Si parte con la celeberrima Krautrock, brano emblema stesso del genere, un mix tra suite elettronica, viaggio lisergico, rumori cosmici, destrutturazione, incubo sonoro. Dodici minuti folli con cui i Faust si auto-celebrano e si eleggono a padri del rock tedesco.
Si prosegue con la Barrettiana The Sad Skinhead, che descrive, ironicamente, uno Skinhead che sogna di andare in giro a potere picchiare qualcuno. E’ il brano più leggero del disco, semplice ed immediato.
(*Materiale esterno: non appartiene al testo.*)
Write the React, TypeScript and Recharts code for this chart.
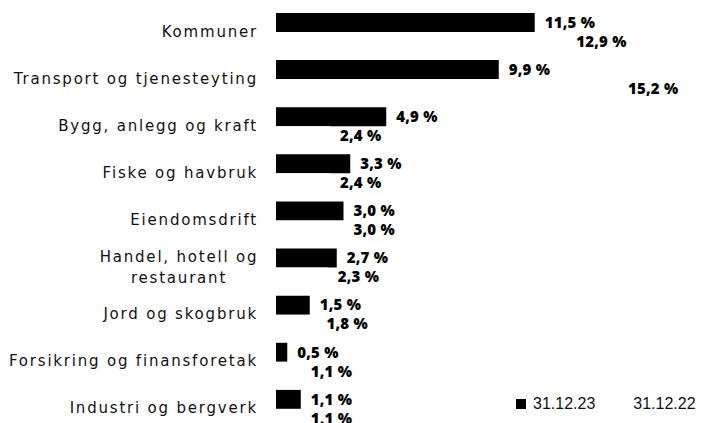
import { Bar, BarChart, LabelList, Legend, XAxis, YAxis } from 'recharts'

const categories = [
  'Kommuner',
  'Transport og tjenesteyting',
  'Bygg, anlegg og kraft',
  'Fiske og havbruk',
  'Eiendomsdrift',
  'Handel, hotell og\nrestaurant',
  'Jord og skogbruk',
  'Forsikring og finansforetak',
  'Industri og bergverk',
]
const share2023 = [11.5, 9.9, 4.9, 3.3, 3.0, 2.7, 1.5, 0.5, 1.1]
const share2022 = [12.9, 15.2, 2.4, 2.4, 3.0, 2.3, 1.8, 1.1, 1.1]
const seriesNames = ['31.12.23', '31.12.22']

const data = categories.map((name, i) => ({ name, y23: share2023[i], y22: share2022[i] }))

const fmt = (v: number) => `${v.toFixed(1).replace('.', ',')} %`

const tickStyle = { fontFamily: 'DejaVu Sans', fontSize: 15, letterSpacing: 1.8, fill: '#111' }
const valueStyle = { fontFamily: 'Open Sans', fontWeight: 800, fontSize: 15, letterSpacing: 0.2, fill: '#000' }

function CategoryTick({ x, y, payload }: any) {
  const lines = String(payload.value).split('\n')
  if (lines.length === 1) {
    return (
      <text x={x} y={y} dy={5} textAnchor="end" style={tickStyle}>
        {lines[0]}
      </text>
    )
  }
  return (
    <text x={x - 79} y={y} textAnchor="middle" style={tickStyle}>
      <tspan x={x - 79} dy={-5}>{lines[0]}</tspan>
      <tspan x={x - 79} dy={21}>{lines[1]}</tspan>
    </text>
  )
}

function LegendContent() {
  const colors = ['#000', '#fff']
  return (
    <div style={{ display: 'flex', fontFamily: 'Liberation Sans', fontSize: 16, color: '#111' }}>
      {seriesNames.map((n, i) => (
        <div key={n} style={{ display: 'flex', alignItems: 'center', marginRight: i === 0 ? 21 : 0 }}>
          <span style={{ width: 10, height: 10, background: colors[i], marginRight: 7, display: 'inline-block' }} />
          {n}
        </div>
      ))}
    </div>
  )
}

export default function App() {
  return (
    <div style={{ width: 701, height: 423, overflow: 'hidden', background: '#fff' }}>
      <style>{'body{margin:0;overflow:hidden}'}</style>
      <BarChart
        width={701}
        height={432}
        data={data}
        layout="vertical"
        margin={{ top: 8, right: 20, left: 0, bottom: 0 }}
        barGap={0}
        barSize={19}
      >
        <XAxis type="number" domain={[0, 18]} hide />
        <YAxis
          type="category"
          dataKey="name"
          width={276}
          tickLine={false}
          axisLine={false}
          tickMargin={12}
          tick={<CategoryTick />}
          interval={0}
        />
        <Legend
          layout="horizontal"
          verticalAlign="middle"
          content={<LegendContent />}
          wrapperStyle={{ position: 'absolute', left: 516, top: 395, width: 'auto' }}
        />
        <Bar dataKey="y23" name={seriesNames[0]} fill="#000" isAnimationActive={false}>
          <LabelList
            dataKey="y23"
            position="right"
            offset={10}
            formatter={(v: any) => fmt(Number(v))}
            style={valueStyle}
          />
        </Bar>
        <Bar dataKey="y22" name={seriesNames[1]} fill="#fff" isAnimationActive={false}>
          <LabelList
            dataKey="y22"
            position="right"
            offset={10}
            formatter={(v: any) => fmt(Number(v))}
            style={valueStyle}
          />
        </Bar>
      </BarChart>
    </div>
  )
}
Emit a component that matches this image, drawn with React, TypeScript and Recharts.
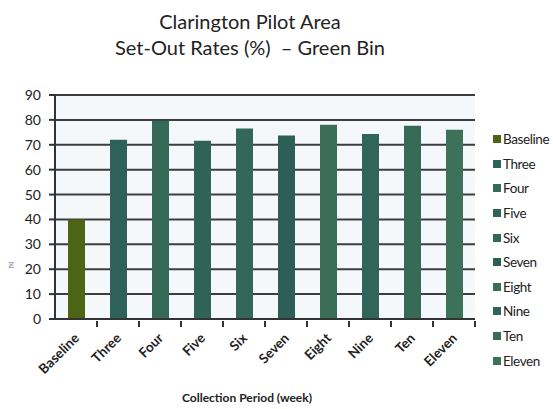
import { BarChart, Bar, Cell, XAxis, YAxis, CartesianGrid } from "recharts"

const weeks = ["Baseline", "Three", "Four", "Five", "Six", "Seven", "Eight", "Nine", "Ten", "Eleven"]
const setOutRates = [40, 72, 79.7, 71.6, 76.5, 73.7, 78, 74.3, 77.6, 76]
const barColors = ["#4d6417", "#2e6159", "#356a58", "#2f6357", "#336858", "#2d5f56", "#3a6e57", "#31655a", "#376b55", "#3c7259"]
const yTicks = [0, 10, 20, 30, 40, 50, 60, 70, 80, 90]

const data = weeks.map((week, i) => ({ week, rate: setOutRates[i] }))

const font = "Lato, 'Open Sans', sans-serif"
const halfBand = (475 - 55) / weeks.length / 2

function WeekTick(props: any) {
  const { x, y, payload } = props
  return (
    <g>
      <line x1={x + halfBand} y1={y - 6} x2={x + halfBand} y2={y} stroke="#333" strokeWidth={2} />
      <text
        x={x + 4}
        y={y + 12}
        textAnchor="end"
        transform={`rotate(-45 ${x + 4} ${y + 12})`}
        fontSize={13.5}
        fontWeight={700}
        fill="#222"
        fontFamily={font}
      >
        {payload.value}
      </text>
    </g>
  )
}

function WeekLegend() {
  return (
    <div style={{ position: "absolute", left: 493, top: 127, width: 60, fontFamily: font, fontSize: 13.5, letterSpacing: -0.4, color: "#222", whiteSpace: "nowrap" }}>
      {weeks.map((w, i) => (
        <div key={w} style={{ display: "flex", alignItems: "center", height: 24.6 }}>
          <span style={{ width: 8, height: 8, flex: "none", background: barColors[i], marginRight: 2 }} />
          {w}
        </div>
      ))}
    </div>
  )
}

export default function App() {
  return (
    <div style={{ position: "absolute", left: 0, top: 0, width: 553, height: 409, background: "#fff", overflow: "hidden" }}>
      <div style={{ position: "absolute", left: 0, width: 500, top: 8, textAlign: "center", fontFamily: font, fontSize: 20, lineHeight: "26px", color: "#222" }}>
        Clarington Pilot Area
        <br />
        Set-Out Rates (%)&nbsp;&nbsp;– Green Bin
      </div>
      <div style={{ position: "absolute", left: 0, width: 494, top: 390, textAlign: "center", fontFamily: font, fontSize: 12, fontWeight: 700, color: "#222" }}>
        Collection Period (week)
      </div>
      <div style={{ position: "absolute", left: 8, top: 262, fontSize: 5, fontFamily: font, color: "#446", transform: "rotate(-90deg)" }}>
        (%)
      </div>
      <WeekLegend />
      <BarChart width={553} height={409} data={data} margin={{ top: 95, right: 78, bottom: 0, left: 10 }}>
        <CartesianGrid horizontal vertical={false} stroke="#3d3d3d" strokeWidth={2} fill="#f4f8fb" />
        <XAxis dataKey="week" axisLine={{ stroke: "#333", strokeWidth: 2 }} tickLine={false} tick={<WeekTick />} interval={0} height={90} />
        <YAxis
          domain={[0, 90]}
          ticks={yTicks}
          interval={0}
          width={45}
          axisLine={{ stroke: "#333", strokeWidth: 2 }}
          tickLine={{ stroke: "#333", strokeWidth: 2 }}
          tickSize={6}
          tick={{ fontSize: 14, fill: "#222", fontFamily: font }}
          tickMargin={8}
        />
        <Bar dataKey="rate" isAnimationActive={false} barSize={17}>
          {data.map((d, i) => (
            <Cell key={d.week} fill={barColors[i]} />
          ))}
        </Bar>
      </BarChart>
    </div>
  )
}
Uno dei brani migliori è la splendida ballad psichedelica Jennifer, lenta, ipnotica, che ha come protagonista le note ridondanti del basso che accompagnano un tenue arpeggio di chitarra. E’ un brano cupo, triste, quasi deprimente ma che resta impresso nella mente già da un primo ascolto. Il finale elettronico stravolge le atmosfere iniziali portandoci in ambienti più consoni ai Faust, sino al piano finale, via di mezzo tra Zappa e i Residents.
Altro brano indimenticabile è Just a Second (Starts Like That!), che richiama certamente Ummagumma (al basso sembra di sentire Waters) o gli Ash Ra Tempel, ma con risultati elevatissimi, è psichedelia pura senza compromessi. Di questo brano esistono due versioni, quella originale, più breve e una più lunga, pubblicata molti anni dopo. Questa è quella che consiglio, quella che ritengo la versione definitiva.
Collage (quasi zappiano) di pezzi diversi è invece Giggly Smile, brano interessante che riprende il loro secondo album.
Laüft è un brano che può definirsi storico. Inizia con una chitarra classica che prosegue fino a metà per trasformarsi in un ambient ante-litteram, prima ancora che questo genere fosse creato da Brian Eno. Ovviamente all’interno delle sonorità ambient, calme e rilassate si odono, seppur per pochi secondi, le distorsioni elettroniche tipiche dei Faust.It’s a bit of pain chiude l’album con un ritmo quasi folk ma contaminato e stravolto dalla onnipresente elettronica faustiana.
Faust IV ha segnato la storia del rock, le sue sonorità hanno influenzato musicisti per i successivi vent’anni ed oltre. Album sottovalutatissimo e, considerata la sua grandezza, da considerarsi quasi sconosciuto. Ma questo fa parte, purtroppo, della storia stessa dei Faust, immensi ma di nicchia, conosciuti più dagli addetti ai lavori che dal pubblico. Ma questa non è una colpa da tributare a loro, semmai alla miopia della case discografiche.
Non credo che nella storia sia mai esistito un gruppo (in particolare in quest’album) che abbia avuto la capacità di miscelare, a livelli tanto alti, rock, elettronica, folk, ambient, noise. Che un solo gruppo abbia potuto avere un’influenza tale, considerato anche il fatto che nessuno dei componenti avesse enormi capacità tecniche, è quasi incredibile. Però è così, i loro figli (seppur abbiano padri diversi) possono chiamarsi punk, new wave, industrial, noise, ambient. E potrei anche aver dimenticato qualcosa.